Par ailleurs un certain nombre de lettres permettent des repérages, grâce au texte intitulé Description accompagnant cette image de l’élévation d’un moulin vu en dehors. Ces indications étaient-elles nécessaires ? Elles jouent le jeu de la vulgarisation et il est difficile de savoir quelles étaient les connaissances du lectorat du 18e siècle. Elles paraissent naïves quand elles signalent la roue du dehors (B), indication évidente dont le seul intérêt serait d’annoncer une ou d’autres roue/s à l’intérieur, ou le logement du meunier (F). Elles sont indispensables, vu le minimum de perspective employé, quand elles expliquent que l’homme est sur un pont et qu’il lève la vanne (D, homme qui lève la vanne ; E, pont de pierre et, dans ce cas, le lecteur sait-il dans quel but et aurait-il fallu lui préciser que c’était pour régler le débit de l’eau ?). Sont-elles claires quand elles signalent l’arc tournant (A), et s’imposaient-elles quand elles donnent des détails sur la fabrication de la roue (C, aubes & coyaux), spectacle permanent et particulièrement banal par ailleurs pour les gens d’alors et détails ici sans rapport immédiat avec la meunerie. De même les potences (G, corde servant à monter les sacs) aux lucarnes pour hisser paille, fagots ou sacs étaient nombreuses en ville et à coup sûr repérées parce que source de soucis pour les passants. Que le pont soit de pierre et non de bois est une indication propre au site particulier représenté et non générique.

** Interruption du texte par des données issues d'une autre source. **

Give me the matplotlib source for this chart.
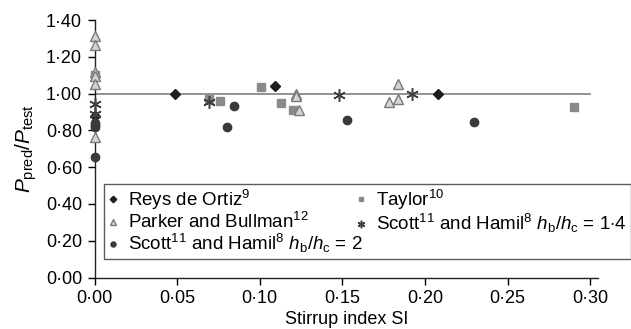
import numpy as np
import matplotlib.pyplot as plt
from matplotlib.ticker import FuncFormatter

plt.rcParams['font.family'] = ['Liberation Sans', 'DejaVu Sans']
plt.rcParams['mathtext.fontset'] = 'custom'
plt.rcParams['mathtext.rm'] = 'Liberation Sans'
plt.rcParams['mathtext.it'] = 'Liberation Sans:italic'

# Data (stirrup index SI, Ppred/Ptest)
reys_x = [0.0, 0.049, 0.109, 0.208]
reys_y = [0.88, 1.00, 1.04, 1.00]

taylor_x = [0.0, 0.069, 0.076, 0.101, 0.113, 0.120, 0.290]
taylor_y = [1.10, 0.97, 0.96, 1.035, 0.95, 0.91, 0.925]

parker_x = [0.0, 0.0, 0.0, 0.0, 0.0, 0.0, 0.122, 0.122, 0.124, 0.1785, 0.1836, 0.1836]
parker_y = [1.315, 1.265, 1.115, 1.095, 1.055, 0.765, 1.00, 0.985, 0.91, 0.955, 0.97, 1.05]

scott14_x = [0.0, 0.0, 0.069, 0.148, 0.192]
scott14_y = [0.945, 0.89, 0.955, 0.99, 1.00]

scott2_x = [0.0, 0.0, 0.0, 0.0, 0.080, 0.0845, 0.153, 0.230]
scott2_y = [0.84, 0.83, 0.82, 0.655, 0.82, 0.935, 0.855, 0.843]

xticks = [0.0, 0.05, 0.10, 0.15, 0.20, 0.25, 0.30]
yticks = [0.0, 0.2, 0.4, 0.6, 0.8, 1.0, 1.2, 1.4]

fig = plt.figure(figsize=(6.31, 3.29), dpi=100)
ax = fig.add_axes([0.1498, 0.1565, 0.7985, 0.7825])

ax.plot([0, 0.30], [1.0, 1.0], color='#808080', lw=1.2, zorder=1)

h_reys, = ax.plot(reys_x, reys_y, 'D', color='#1e1e1e', ms=5.5, ls='none', zorder=3,
                  clip_on=False)
h_tay, = ax.plot(taylor_x, taylor_y, 's', color='#8a8a8a', ms=5.5, ls='none', zorder=3,
                 clip_on=False)
h_par, = ax.plot(parker_x, parker_y, '^', mfc='#d4d4d4', mec='#7a7a7a', mew=1.0, ms=6.5,
                 ls='none', zorder=4, clip_on=False)
h_s14, = ax.plot(scott14_x, scott14_y, marker=(6, 2, 0), color='#404040', mew=1.1, ms=9,
                 ls='none', zorder=3, clip_on=False)
h_s2, = ax.plot(scott2_x, scott2_y, 'o', color='#3a3a3a', ms=6, ls='none', zorder=3,
                clip_on=False)

ax.set_xlim(0, 0.305)
ax.set_ylim(0, 1.40)
ax.set_xticks(xticks)
ax.set_yticks(yticks)
fmt = FuncFormatter(lambda v, p: f'{v:.2f}'.replace('.', '\u00b7'))
ax.xaxis.set_major_formatter(fmt)
ax.yaxis.set_major_formatter(fmt)
ax.tick_params(labelsize=13, length=5, width=1, direction='out', pad=4)
for s in ['top', 'right']:
    ax.spines[s].set_visible(False)
for s in ['left', 'bottom']:
    ax.spines[s].set_linewidth(1)
    ax.spines[s].set_color('#222222')

ax.set_xlabel('Stirrup index SI', fontsize=13, labelpad=3)
ax.set_ylabel(r'$P_\mathrm{pred}/P_\mathrm{test}$', fontsize=15, labelpad=5)

labels = [
    r'Reys de Ortiz$^{9}$',
    r'Parker and Bullman$^{12}$',
    r'Scott$^{11}$ and Hamil$^{8}$ $h_\mathrm{b}/h_\mathrm{c}$ = 2',
    r'Taylor$^{10}$',
    r'Scott$^{11}$ and Hamil$^{8}$ $h_\mathrm{b}/h_\mathrm{c}$ = 1$\cdot$4',
]
leg = ax.legend([h_reys, h_par, h_s2, h_tay, h_s14], labels, ncol=2, loc='lower left',
                bbox_to_anchor=(0.019, 0.072), fontsize=13.5, frameon=True, fancybox=False,
                edgecolor='#333333', borderpad=0.2, labelspacing=0.0, handlelength=0.6,
                handletextpad=0.5, columnspacing=-0.4, markerscale=0.6, borderaxespad=0)
leg.get_frame().set_linewidth(1)

fig.savefig('out.png', dpi=100)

De même il s’agit d’une coupe passant par l’axe de la rivière. C’est cette caractéristique qui fait basculer la gravure du statut d’œuvre d’art vers celui de croquis explicatif. Si la roue est présentée dans la globalité de son volume elle ne repose sur aucun palier de notre côté et reste ainsi suspendue. Cette coupe nous montre le profil de la vanne et le dallage du coursier, nous permet d’évaluer la profondeur du cours d’eau, le dénivelé de l’eau à la hauteur de la roue, de combien celle-ci est immergée.

 

Les personnages sont, à l’exception de celui qui est accoudé au parapet, actifs comme le sont le plus souvent les êtres représentés dans l’œuvre. On a choisi de lever la vanne signe de début ou d’accélération de l’activité et non pas de la baisser, ou, de façon plus neutre, de l’actionner. Activité, c'est-à-dire vie, également suggérée à l’intérieur du logement par la fumée à la cheminée. De même l’âne chargé, dont l’arrivée sur la droite est peut-être la cause de l’ouverture du vannage, est annonce de travail. Dans ce monde champêtre où tout paraît calme et sans souci ne nous y trompons pas : il faut y travailler et de façon rigoureuse : deux des quatre meules représentées sur cette planche sont en mauvais état, donc ne sauraient procurer de la bonne farine comme les deux autres qui, elles sont parfaitement rhabillées.

 

Cette gravure est donc bien un instantané qui surprend un lieu en pleine activité et nous offre une tranche de vie champêtre sans oublier pour autant qu’elle a pour vocation de promouvoir le travail avec ses outils, ses techniques et ses gestes. Les deux aspects sont intimement liés et l’image devient une maquette sur laquelle convergent deux regards qui se méconnaissent au départ : celui de l’encyclopédiste qui veut montrer et qui fait des choix, et celui du lecteur qui sait déjà plus ou moins.

                                                                                                                                           Bernard DERIVRI.